» **PROBLEM DETAILS**:
Retype the complete listing exactly as it appears.

» **DATA**:
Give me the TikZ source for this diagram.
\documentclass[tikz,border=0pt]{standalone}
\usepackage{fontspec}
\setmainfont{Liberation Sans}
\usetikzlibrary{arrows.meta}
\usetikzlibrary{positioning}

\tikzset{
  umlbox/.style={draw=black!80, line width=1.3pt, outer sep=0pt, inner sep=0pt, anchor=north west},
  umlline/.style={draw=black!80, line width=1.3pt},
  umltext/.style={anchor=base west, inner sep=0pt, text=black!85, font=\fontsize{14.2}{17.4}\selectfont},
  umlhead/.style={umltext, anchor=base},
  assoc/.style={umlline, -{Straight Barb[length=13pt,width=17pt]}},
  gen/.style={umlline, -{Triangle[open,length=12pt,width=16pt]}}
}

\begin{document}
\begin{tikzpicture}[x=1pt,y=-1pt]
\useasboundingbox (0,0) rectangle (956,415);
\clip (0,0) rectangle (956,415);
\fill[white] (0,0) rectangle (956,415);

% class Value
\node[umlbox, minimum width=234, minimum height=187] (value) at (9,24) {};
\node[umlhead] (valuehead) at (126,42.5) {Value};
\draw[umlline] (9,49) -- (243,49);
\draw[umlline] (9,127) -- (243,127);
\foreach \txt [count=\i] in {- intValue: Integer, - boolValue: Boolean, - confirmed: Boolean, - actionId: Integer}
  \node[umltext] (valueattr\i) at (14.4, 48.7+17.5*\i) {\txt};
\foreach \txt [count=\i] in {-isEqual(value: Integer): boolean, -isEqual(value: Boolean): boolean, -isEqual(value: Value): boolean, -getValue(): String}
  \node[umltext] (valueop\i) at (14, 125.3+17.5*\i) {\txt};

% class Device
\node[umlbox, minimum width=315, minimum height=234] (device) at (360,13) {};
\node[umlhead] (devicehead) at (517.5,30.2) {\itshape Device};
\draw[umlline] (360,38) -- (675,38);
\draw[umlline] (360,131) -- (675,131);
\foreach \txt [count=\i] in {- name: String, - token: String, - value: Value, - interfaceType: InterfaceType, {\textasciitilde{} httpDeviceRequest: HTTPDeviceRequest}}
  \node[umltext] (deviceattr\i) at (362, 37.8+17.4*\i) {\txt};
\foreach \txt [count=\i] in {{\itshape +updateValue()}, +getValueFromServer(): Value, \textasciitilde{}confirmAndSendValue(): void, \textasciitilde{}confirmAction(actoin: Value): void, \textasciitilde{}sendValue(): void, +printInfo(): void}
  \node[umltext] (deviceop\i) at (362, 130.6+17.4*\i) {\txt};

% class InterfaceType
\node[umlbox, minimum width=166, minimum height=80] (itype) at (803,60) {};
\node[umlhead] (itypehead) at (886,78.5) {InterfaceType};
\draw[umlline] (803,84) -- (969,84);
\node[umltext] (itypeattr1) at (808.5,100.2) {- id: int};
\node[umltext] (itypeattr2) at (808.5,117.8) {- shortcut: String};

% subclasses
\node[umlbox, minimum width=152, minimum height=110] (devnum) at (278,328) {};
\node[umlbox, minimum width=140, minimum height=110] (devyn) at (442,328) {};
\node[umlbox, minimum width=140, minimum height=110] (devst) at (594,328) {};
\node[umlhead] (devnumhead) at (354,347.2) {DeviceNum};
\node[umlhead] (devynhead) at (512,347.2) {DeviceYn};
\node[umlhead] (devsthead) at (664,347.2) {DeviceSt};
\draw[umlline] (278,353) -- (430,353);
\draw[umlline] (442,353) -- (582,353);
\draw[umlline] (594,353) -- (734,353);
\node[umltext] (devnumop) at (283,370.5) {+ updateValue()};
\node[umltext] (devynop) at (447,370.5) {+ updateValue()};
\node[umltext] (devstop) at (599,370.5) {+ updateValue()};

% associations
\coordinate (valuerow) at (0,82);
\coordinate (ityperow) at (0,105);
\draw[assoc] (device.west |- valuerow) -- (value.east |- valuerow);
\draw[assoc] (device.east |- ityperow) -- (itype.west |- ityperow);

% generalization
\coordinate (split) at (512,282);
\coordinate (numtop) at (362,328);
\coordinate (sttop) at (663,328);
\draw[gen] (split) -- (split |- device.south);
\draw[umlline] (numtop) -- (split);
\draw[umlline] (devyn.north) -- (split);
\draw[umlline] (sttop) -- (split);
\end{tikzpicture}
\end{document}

» **CORRECT ANSWER**:
Give me the TikZ source for this diagram.
\documentclass[tikz,border=0pt]{standalone}
\usepackage{fontspec}
\setmainfont{Liberation Sans}
\usetikzlibrary{arrows.meta}
\usetikzlibrary{positioning}

\tikzset{
  umlbox/.style={draw=black!80, line width=1.3pt, outer sep=0pt, inner sep=0pt, anchor=north west},
  umlline/.style={draw=black!80, line width=1.3pt},
  umltext/.style={anchor=base west, inner sep=0pt, text=black!85, font=\fontsize{14.2}{17.4}\selectfont},
  umlhead/.style={umltext, anchor=base},
  assoc/.style={umlline, -{Straight Barb[length=13pt,width=17pt]}},
  gen/.style={umlline, -{Triangle[open,length=12pt,width=16pt]}}
}

\begin{document}
\begin{tikzpicture}[x=1pt,y=-1pt]
\useasboundingbox (0,0) rectangle (956,415);
\clip (0,0) rectangle (956,415);
\fill[white] (0,0) rectangle (956,415);

% class Value
\node[umlbox, minimum width=234, minimum height=187] (value) at (9,24) {};
\node[umlhead] (valuehead) at (126,42.5) {Value};
\draw[umlline] (9,49) -- (243,49);
\draw[umlline] (9,127) -- (243,127);
\foreach \txt [count=\i] in {- intValue: Integer, - boolValue: Boolean, - confirmed: Boolean, - actionId: Integer}
  \node[umltext] (valueattr\i) at (14.4, 48.7+17.5*\i) {\txt};
\foreach \txt [count=\i] in {-isEqual(value: Integer): boolean, -isEqual(value: Boolean): boolean, -isEqual(value: Value): boolean, -getValue(): String}
  \node[umltext] (valueop\i) at (14, 125.3+17.5*\i) {\txt};

% class Device
\node[umlbox, minimum width=315, minimum height=234] (device) at (360,13) {};
\node[umlhead] (devicehead) at (517.5,30.2) {\itshape Device};
\draw[umlline] (360,38) -- (675,38);
\draw[umlline] (360,131) -- (675,131);
\foreach \txt [count=\i] in {- name: String, - token: String, - value: Value, - interfaceType: InterfaceType, {\textasciitilde{} httpDeviceRequest: HTTPDeviceRequest}}
  \node[umltext] (deviceattr\i) at (362, 37.8+17.4*\i) {\txt};
\foreach \txt [count=\i] in {{\itshape +updateValue()}, +getValueFromServer(): Value, \textasciitilde{}confirmAndSendValue(): void, \textasciitilde{}confirmAction(actoin: Value): void, \textasciitilde{}sendValue(): void, +printInfo(): void}
  \node[umltext] (deviceop\i) at (362, 130.6+17.4*\i) {\txt};

% class InterfaceType
\node[umlbox, minimum width=166, minimum height=80] (itype) at (803,60) {};
\node[umlhead] (itypehead) at (886,78.5) {InterfaceType};
\draw[umlline] (803,84) -- (969,84);
\node[umltext] (itypeattr1) at (808.5,100.2) {- id: int};
\node[umltext] (itypeattr2) at (808.5,117.8) {- shortcut: String};

% subclasses
\node[umlbox, minimum width=152, minimum height=110] (devnum) at (278,328) {};
\node[umlbox, minimum width=140, minimum height=110] (devyn) at (442,328) {};
\node[umlbox, minimum width=140, minimum height=110] (devst) at (594,328) {};
\node[umlhead] (devnumhead) at (354,347.2) {DeviceNum};
\node[umlhead] (devynhead) at (512,347.2) {DeviceYn};
\node[umlhead] (devsthead) at (664,347.2) {DeviceSt};
\draw[umlline] (278,353) -- (430,353);
\draw[umlline] (442,353) -- (582,353);
\draw[umlline] (594,353) -- (734,353);
\node[umltext] (devnumop) at (283,370.5) {+ updateValue()};
\node[umltext] (devynop) at (447,370.5) {+ updateValue()};
\node[umltext] (devstop) at (599,370.5) {+ updateValue()};

% associations
\coordinate (valuerow) at (0,82);
\coordinate (ityperow) at (0,105);
\draw[assoc] (device.west |- valuerow) -- (value.east |- valuerow);
\draw[assoc] (device.east |- ityperow) -- (itype.west |- ityperow);

% generalization
\coordinate (split) at (512,282);
\coordinate (numtop) at (362,328);
\coordinate (sttop) at (663,328);
\draw[gen] (split) -- (split |- device.south);
\draw[umlline] (numtop) -- (split);
\draw[umlline] (devyn.north) -- (split);
\draw[umlline] (sttop) -- (split);
\end{tikzpicture}
\end{document}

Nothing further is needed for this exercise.